One day, I was singing an old Hindi song, Mere Sapno Ki Rani, the chorus of which essentially says, “Queen of my dreams, when will you come?” However, to my English-speaking tongue, the word “come” emerges remarkably similar to the word “nanny”. As I sat brushing my hair and singing softly, Vasudha erupted into laughter to hear me singing a love song to the Nanny of my dreams….
Perhaps the hardest part about learning Hindi is the preponderance of consonants that vary ever so slightly based on aspiration and the placement of one’s tongue. For example, there are two T sounds, two D sounds, two G’s….one simply starts with the tongue at the back and moves forward, aspirating or not…et voila, a string of varied consonants emerge. Except that I cannot hear the difference between most of them. And I’m hopeless at imitating the difference.
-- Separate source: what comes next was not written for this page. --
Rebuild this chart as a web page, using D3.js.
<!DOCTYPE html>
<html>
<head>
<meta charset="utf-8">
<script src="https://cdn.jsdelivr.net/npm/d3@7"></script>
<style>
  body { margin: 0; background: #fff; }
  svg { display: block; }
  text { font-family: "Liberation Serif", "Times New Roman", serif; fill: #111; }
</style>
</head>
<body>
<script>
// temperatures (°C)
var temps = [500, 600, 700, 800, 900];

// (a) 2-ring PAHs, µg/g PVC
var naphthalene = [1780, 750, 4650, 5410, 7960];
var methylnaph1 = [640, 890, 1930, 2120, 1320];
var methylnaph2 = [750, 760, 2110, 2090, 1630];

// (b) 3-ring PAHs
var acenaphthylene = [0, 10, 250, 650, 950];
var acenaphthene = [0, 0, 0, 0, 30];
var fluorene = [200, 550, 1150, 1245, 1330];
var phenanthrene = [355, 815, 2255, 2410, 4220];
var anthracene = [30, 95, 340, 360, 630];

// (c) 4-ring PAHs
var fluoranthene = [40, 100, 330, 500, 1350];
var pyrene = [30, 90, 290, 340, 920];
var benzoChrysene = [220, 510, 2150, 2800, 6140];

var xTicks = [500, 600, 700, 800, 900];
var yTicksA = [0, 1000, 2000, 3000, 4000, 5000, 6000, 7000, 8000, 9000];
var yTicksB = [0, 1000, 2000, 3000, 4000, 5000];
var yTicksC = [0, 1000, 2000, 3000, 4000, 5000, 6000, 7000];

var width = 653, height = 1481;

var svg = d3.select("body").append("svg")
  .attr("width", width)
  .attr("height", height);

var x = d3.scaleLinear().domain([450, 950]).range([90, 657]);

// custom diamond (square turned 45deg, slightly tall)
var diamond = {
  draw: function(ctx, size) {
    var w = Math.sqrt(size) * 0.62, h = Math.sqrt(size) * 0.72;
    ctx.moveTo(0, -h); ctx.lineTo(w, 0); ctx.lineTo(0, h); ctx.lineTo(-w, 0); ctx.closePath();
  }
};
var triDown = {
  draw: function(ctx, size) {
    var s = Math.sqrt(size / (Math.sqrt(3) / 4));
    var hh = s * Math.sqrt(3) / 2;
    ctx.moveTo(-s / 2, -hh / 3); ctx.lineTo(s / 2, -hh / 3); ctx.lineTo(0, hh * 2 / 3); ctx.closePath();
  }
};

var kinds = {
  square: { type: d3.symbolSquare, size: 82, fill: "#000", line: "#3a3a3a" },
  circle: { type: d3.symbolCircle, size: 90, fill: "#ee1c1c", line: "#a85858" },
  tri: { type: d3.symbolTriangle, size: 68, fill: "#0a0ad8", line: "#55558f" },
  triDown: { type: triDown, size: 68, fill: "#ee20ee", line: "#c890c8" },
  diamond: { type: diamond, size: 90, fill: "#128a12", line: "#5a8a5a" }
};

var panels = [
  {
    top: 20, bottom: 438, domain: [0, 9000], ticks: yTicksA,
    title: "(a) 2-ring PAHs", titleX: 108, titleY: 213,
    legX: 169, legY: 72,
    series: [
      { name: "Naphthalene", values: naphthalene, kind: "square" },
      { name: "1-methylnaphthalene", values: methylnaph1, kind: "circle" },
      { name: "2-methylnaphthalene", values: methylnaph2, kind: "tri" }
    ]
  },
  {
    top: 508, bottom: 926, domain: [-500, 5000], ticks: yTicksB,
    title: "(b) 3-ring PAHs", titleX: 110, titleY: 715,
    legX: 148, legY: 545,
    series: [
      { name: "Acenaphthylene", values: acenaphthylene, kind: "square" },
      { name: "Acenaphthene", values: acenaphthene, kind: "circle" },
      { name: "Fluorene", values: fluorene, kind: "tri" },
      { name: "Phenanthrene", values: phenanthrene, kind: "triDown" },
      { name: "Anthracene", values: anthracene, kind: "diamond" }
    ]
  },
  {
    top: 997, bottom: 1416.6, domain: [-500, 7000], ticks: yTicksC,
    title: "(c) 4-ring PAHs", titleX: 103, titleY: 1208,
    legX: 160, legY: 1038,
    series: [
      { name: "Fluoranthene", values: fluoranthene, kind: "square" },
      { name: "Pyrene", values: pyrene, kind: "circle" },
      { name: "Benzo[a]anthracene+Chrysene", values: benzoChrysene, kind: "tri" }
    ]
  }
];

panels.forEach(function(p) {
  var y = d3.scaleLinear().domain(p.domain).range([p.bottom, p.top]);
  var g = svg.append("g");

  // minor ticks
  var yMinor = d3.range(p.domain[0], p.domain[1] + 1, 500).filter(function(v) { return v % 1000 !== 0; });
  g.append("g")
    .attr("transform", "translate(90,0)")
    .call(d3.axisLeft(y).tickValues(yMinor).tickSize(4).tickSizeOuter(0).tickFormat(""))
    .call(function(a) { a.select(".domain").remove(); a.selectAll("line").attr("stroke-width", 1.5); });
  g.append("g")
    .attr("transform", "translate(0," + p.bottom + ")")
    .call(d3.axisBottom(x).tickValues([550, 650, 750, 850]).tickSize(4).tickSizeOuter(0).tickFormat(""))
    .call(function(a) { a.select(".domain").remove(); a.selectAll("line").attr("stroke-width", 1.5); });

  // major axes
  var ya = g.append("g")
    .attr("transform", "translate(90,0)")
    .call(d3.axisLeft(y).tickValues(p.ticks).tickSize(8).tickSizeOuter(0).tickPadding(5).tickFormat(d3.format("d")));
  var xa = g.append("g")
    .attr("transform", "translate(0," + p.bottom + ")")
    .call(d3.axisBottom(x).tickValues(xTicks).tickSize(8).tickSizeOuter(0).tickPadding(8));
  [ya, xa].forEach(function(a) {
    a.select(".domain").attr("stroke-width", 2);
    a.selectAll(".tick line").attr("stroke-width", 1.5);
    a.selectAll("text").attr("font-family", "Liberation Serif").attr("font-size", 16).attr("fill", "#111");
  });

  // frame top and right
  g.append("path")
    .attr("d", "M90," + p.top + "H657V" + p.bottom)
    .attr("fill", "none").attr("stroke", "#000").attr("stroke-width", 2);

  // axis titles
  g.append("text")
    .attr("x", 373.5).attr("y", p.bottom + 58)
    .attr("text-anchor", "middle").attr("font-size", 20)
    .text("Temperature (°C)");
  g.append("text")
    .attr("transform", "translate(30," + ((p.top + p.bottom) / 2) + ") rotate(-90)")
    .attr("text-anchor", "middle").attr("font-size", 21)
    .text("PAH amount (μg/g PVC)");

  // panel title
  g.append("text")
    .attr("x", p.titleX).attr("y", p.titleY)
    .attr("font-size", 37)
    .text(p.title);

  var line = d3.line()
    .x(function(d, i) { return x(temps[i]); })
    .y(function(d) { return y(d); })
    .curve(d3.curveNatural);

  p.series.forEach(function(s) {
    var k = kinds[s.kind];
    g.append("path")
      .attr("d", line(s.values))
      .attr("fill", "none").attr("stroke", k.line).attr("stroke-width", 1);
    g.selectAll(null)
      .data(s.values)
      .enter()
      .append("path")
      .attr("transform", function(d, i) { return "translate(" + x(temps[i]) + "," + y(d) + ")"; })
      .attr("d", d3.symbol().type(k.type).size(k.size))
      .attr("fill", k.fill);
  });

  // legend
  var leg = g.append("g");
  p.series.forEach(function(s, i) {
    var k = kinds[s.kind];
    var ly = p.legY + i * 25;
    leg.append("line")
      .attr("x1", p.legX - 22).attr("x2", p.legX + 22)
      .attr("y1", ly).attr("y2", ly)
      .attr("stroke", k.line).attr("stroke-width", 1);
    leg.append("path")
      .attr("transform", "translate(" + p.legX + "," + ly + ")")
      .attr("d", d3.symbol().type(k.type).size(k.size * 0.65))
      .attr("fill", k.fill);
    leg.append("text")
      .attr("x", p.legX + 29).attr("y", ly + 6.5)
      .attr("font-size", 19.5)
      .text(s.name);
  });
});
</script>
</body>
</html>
Me: (In Hindi) We would like to buy some tea leaves. (Tea leaves sounds like “chai putti”)
Shanti: Chai putti. Chai putti nahi. (“Chai putti. Not chai putti”).
I met her eager gaze, eyes wide. She went on to explain that “putti” is husband and “putti” is leaves. Apparently, I had asked to buy “chai husband”. Whatever that is.
And yes, I wrote the distinctions the exact same way because to my ear, they are the same word. Looks like someone needs to get back to studying…
On our trek back from Rajasthan, my brand new brother-in-law Vishal and my dear husband heard my pleas and wrote out the Hindi alphabet. Except that as I looked at it, they informed me they hadn’t written the vowels. Those would come later. Oh, and by the way, there are half consonants. How many, you ask? Every letter has one.